Dignitaries from Indiana University and from across the world gathered at the School of Global and International Studies auditorium on Friday, Sept. 9 for a celebration marking the start of the Institute for Korean Studies. The Institute was made possible through generous support from The Korea Foundation and kicked off with an official ceremony as well as a day-long conference focused on Korean studies.
In marking the start of the Institute, Indiana University President Michael McRobbie noted the continuing importance of Korea and its importance to the U.S. as a reason to develop more graduates with skills and competencies in Korean studies. “Our efforts to do so have been greatly aided by the remarkably generous grant from the Korea Foundation and three Korean alumni—which allowed us to establish an endowed chair,” McRobbie said. “This watershed moment in IU's history of international engagement marked the first time that international alumni, in combination with a government organization, contributed in a major way to supporting academic programs at IU through the funding of a chair focused on their home country.”
Director of the Institute for Korean Studies Seung-Kyung Kim said the new institute establishes IU as a regional hub for Korean studies in the U.S. “The Institute for Korean Studies promotes interdisciplinary approaches to the understanding of Korea on campus and beyond,” Kim said. “The Institute advances cultural fluency through providing programs for students, the faculty, and the community, and promotes understanding of Korea.
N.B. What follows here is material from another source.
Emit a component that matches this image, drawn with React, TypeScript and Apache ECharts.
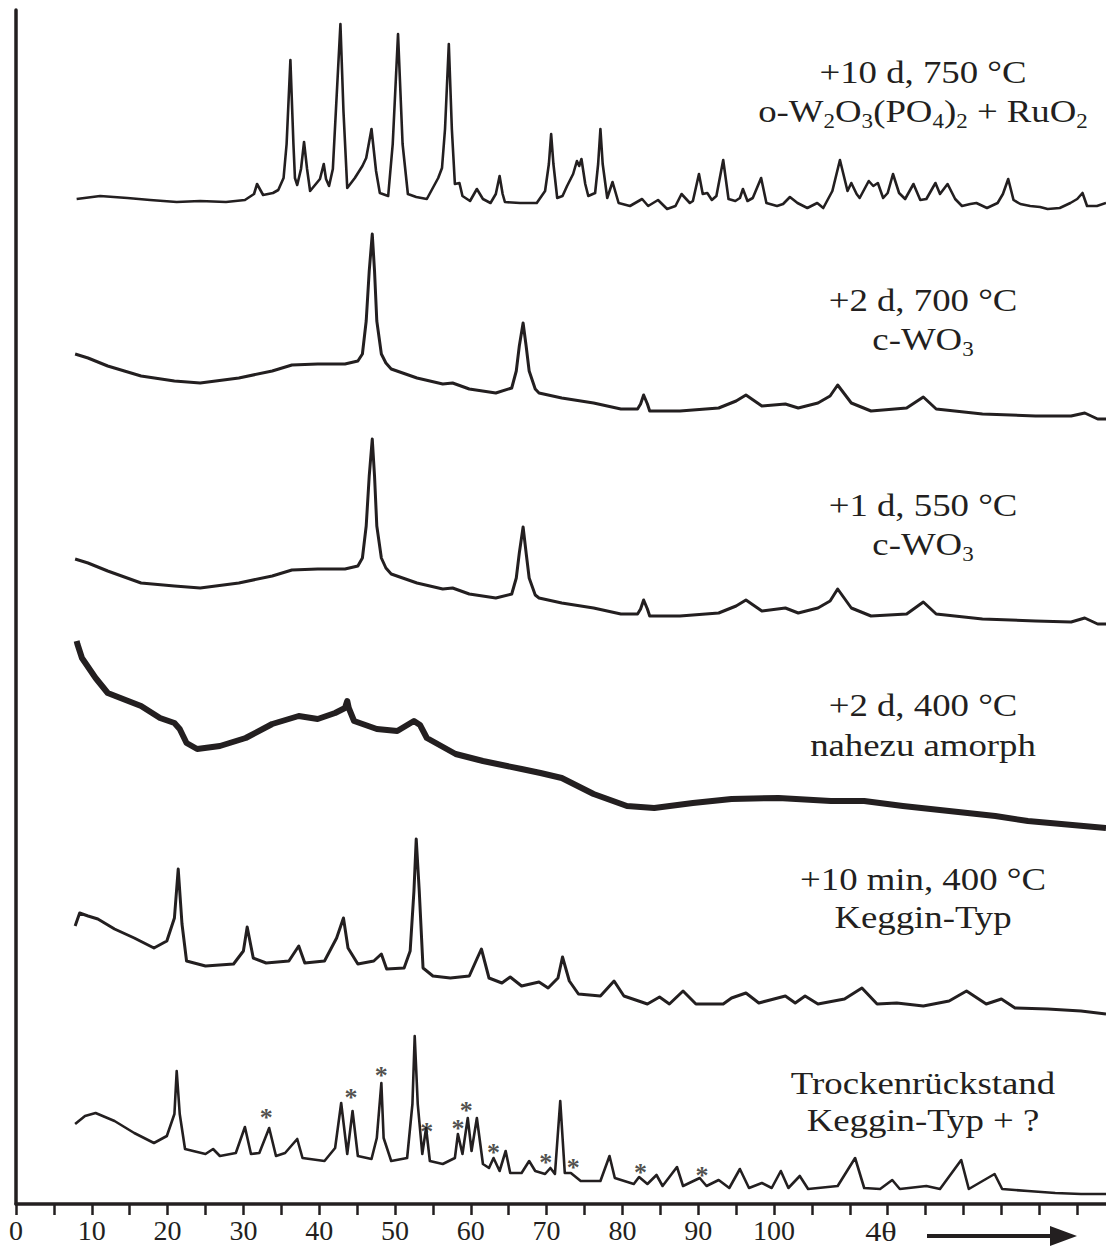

We examine the role of Korea and Koreans, including overseas Koreans, in the world.”
SGIS Dean Lee Feinstein echoed Kim’s remarks, noting the Institute will provide deeper, muluti-dimensional understanding of Korean studies. “Today, like all of the departments and programs at SGIS, the Institute for Korean Studies explores not just economic and security issues but also Korea’s incredible cultural and artistic contributions to the world,” he said.
The new institute builds on the IU’s longstanding commitment to the study of East Asian and Pacific nations, specifically Korea. IU began offering the first Korean language courses in the Midwest in 1962 through the Department of East Asian Languages and Literatures, now the Department of East Asian Languages and Cultures. A significant gift by alumni and friends of IU through The Korea Foundation funded IU’s first endowed chair in Korean studies in 2012. Last year, Kim became the inaugural director of the institute and the inaugural Korea Foundation Chair in Korean Studies. The institute already has been awarded two grants from the Korea-based Academy of Korean Studies, including one valued at $1 million.
Former ambassador to the Republic of Korea and current chair of the Korea Society Thomas Hubbard noted how unique these investments are among IU’s peers. “Today, Indiana University joins a small but growing number of universities that have both recognized the importance of the Korean peninsula in geopolitical and international affairs, and devoted substantial resources to building a challenging course of study that will train the next generation of Korean scholars,” he said.
Future generations of scholars and more are precisely what the president of the Korea Foundation, Ambassador Sihyung Lee, said he expected from the investment. “I’m certain all of you share in my belief that this inauguration of the Institute for Korean Studies hardly suggests the culmination of our cooperation,” Lee said. “On the contrary, this will serve as another cornerstone of our joint efforts to further promote Korea-related research, conferences, and publication activities at Indiana University.”
Through written remarks read at the program, President of the Academy of Korean Studies Bae Yong Lee said he expected the Institute opening to signify a new level of cooperation. “The will provide a new momentum for the growth and development of Korean studies in the United States,” Lee wrote.
The largest grant from the Academy of Korean Studies will support expanding the Korean studies curriculum at IU. It will also assist in recruiting graduate students as well as collaborating with Korean programs at the University of Kentucky, the University of Louisville, Purdue University and the University of Illinois. An additional $250,000 will support Korean studies research, with another $35,000 funding the inaugural Korean studies conference. In addition, The Korea Foundation recently announced that it will contribute a second gift of $140,000 from a Korean friend of IU to further these goals.
Worldwide, IU now boasts about 4,270 alumni affiliated with Korea -- including more than 1,600 alumni living in South Korea -- and the university continues to welcome about 1,000 Korean students to its campuses each year. In turn, IU continues to send a sizeable number of its own students to Korea for meaningful study abroad experiences in one of the world’s most dynamic and culturally rich countries.